--- START ---

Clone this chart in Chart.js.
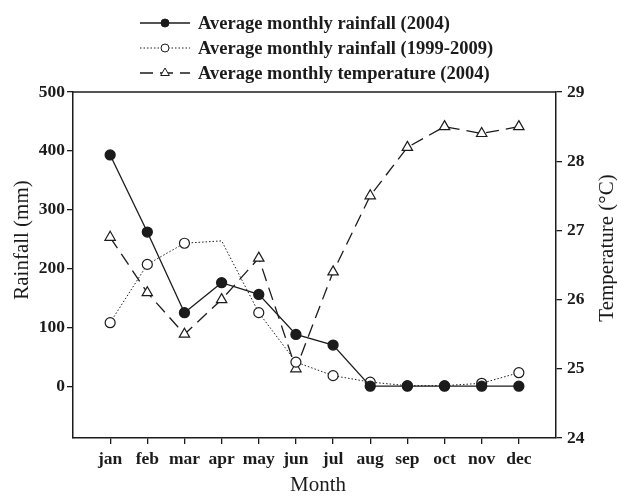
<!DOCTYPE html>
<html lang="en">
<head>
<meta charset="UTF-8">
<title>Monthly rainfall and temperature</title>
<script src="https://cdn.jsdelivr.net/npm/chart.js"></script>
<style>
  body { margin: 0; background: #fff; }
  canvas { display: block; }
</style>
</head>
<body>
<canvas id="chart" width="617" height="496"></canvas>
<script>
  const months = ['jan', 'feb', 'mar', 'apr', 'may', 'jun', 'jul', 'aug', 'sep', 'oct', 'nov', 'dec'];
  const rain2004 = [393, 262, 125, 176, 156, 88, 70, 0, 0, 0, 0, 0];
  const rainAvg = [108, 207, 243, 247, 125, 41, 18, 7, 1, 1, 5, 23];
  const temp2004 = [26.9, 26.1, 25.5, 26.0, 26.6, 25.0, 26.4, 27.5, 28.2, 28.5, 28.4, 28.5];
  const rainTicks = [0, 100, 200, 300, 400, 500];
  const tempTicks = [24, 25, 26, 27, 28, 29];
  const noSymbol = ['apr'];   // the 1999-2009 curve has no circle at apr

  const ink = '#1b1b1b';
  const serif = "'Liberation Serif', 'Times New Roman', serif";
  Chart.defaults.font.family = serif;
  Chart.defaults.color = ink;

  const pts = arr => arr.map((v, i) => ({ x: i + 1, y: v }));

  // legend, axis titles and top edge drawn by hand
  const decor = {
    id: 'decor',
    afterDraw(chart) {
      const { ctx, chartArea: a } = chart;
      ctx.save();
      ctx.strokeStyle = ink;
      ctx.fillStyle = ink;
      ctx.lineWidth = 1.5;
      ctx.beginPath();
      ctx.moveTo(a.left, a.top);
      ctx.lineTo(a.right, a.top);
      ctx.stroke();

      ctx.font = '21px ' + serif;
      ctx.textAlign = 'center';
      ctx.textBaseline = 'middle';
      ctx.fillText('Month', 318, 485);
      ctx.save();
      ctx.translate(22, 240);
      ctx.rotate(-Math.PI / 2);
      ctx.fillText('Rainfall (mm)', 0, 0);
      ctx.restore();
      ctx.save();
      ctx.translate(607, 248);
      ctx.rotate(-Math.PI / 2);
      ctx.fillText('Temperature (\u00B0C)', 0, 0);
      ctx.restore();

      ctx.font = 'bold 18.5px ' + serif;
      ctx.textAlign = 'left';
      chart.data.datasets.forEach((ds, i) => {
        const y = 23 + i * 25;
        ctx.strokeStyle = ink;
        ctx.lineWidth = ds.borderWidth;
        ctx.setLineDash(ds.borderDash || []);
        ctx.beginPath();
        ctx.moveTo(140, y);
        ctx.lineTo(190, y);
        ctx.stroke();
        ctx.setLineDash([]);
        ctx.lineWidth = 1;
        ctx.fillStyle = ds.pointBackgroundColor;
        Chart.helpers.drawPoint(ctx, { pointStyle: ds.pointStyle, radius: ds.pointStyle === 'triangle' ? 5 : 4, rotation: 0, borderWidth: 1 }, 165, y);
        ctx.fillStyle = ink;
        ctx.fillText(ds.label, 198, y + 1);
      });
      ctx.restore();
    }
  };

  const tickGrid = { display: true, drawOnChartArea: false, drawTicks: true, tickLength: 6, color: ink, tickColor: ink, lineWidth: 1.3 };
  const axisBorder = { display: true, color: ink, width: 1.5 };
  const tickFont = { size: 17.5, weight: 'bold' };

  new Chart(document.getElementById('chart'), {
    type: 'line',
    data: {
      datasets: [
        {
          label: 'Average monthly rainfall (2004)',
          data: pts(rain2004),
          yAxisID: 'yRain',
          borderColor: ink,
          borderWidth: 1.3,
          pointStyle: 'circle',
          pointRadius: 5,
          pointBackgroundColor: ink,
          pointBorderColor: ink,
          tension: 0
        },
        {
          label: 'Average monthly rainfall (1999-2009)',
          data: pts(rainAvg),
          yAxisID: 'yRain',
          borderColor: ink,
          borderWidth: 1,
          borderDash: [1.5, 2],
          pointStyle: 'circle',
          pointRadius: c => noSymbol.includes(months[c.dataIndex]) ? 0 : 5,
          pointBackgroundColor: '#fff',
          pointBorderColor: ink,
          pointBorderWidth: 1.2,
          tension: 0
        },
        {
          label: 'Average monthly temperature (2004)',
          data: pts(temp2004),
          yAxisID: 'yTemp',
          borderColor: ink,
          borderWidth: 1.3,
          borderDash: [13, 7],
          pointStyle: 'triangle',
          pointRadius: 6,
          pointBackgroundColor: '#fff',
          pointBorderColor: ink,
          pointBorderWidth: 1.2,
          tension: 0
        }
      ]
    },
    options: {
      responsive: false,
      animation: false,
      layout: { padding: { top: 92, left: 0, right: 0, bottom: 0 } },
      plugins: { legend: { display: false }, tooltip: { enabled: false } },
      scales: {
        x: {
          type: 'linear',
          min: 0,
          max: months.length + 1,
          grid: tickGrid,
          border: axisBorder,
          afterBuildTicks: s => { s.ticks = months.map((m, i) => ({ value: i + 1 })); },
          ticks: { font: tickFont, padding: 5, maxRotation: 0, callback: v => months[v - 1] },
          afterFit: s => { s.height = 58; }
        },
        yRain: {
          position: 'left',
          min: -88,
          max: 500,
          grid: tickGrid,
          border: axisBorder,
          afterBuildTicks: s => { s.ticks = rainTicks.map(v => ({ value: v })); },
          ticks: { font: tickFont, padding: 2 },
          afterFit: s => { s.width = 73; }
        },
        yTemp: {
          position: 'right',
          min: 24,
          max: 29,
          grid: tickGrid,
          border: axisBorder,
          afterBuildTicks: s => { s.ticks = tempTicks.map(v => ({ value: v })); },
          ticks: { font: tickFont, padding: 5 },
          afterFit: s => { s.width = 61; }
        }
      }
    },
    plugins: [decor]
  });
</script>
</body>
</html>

--- END ---

■ REQUIRED WORK ■
Take the lines from the start of the material to the line with "const noSymbol = ['apr'];", both included, and transcribe them exactly without the pictures.

■ PROBLEM SOLUTION ■
Clone this chart in Chart.js.
<!DOCTYPE html>
<html lang="en">
<head>
<meta charset="UTF-8">
<title>Monthly rainfall and temperature</title>
<script src="https://cdn.jsdelivr.net/npm/chart.js"></script>
<style>
  body { margin: 0; background: #fff; }
  canvas { display: block; }
</style>
</head>
<body>
<canvas id="chart" width="617" height="496"></canvas>
<script>
  const months = ['jan', 'feb', 'mar', 'apr', 'may', 'jun', 'jul', 'aug', 'sep', 'oct', 'nov', 'dec'];
  const rain2004 = [393, 262, 125, 176, 156, 88, 70, 0, 0, 0, 0, 0];
  const rainAvg = [108, 207, 243, 247, 125, 41, 18, 7, 1, 1, 5, 23];
  const temp2004 = [26.9, 26.1, 25.5, 26.0, 26.6, 25.0, 26.4, 27.5, 28.2, 28.5, 28.4, 28.5];
  const rainTicks = [0, 100, 200, 300, 400, 500];
  const tempTicks = [24, 25, 26, 27, 28, 29];
  const noSymbol = ['apr'];   // the 1999-2009 curve has no circle at apr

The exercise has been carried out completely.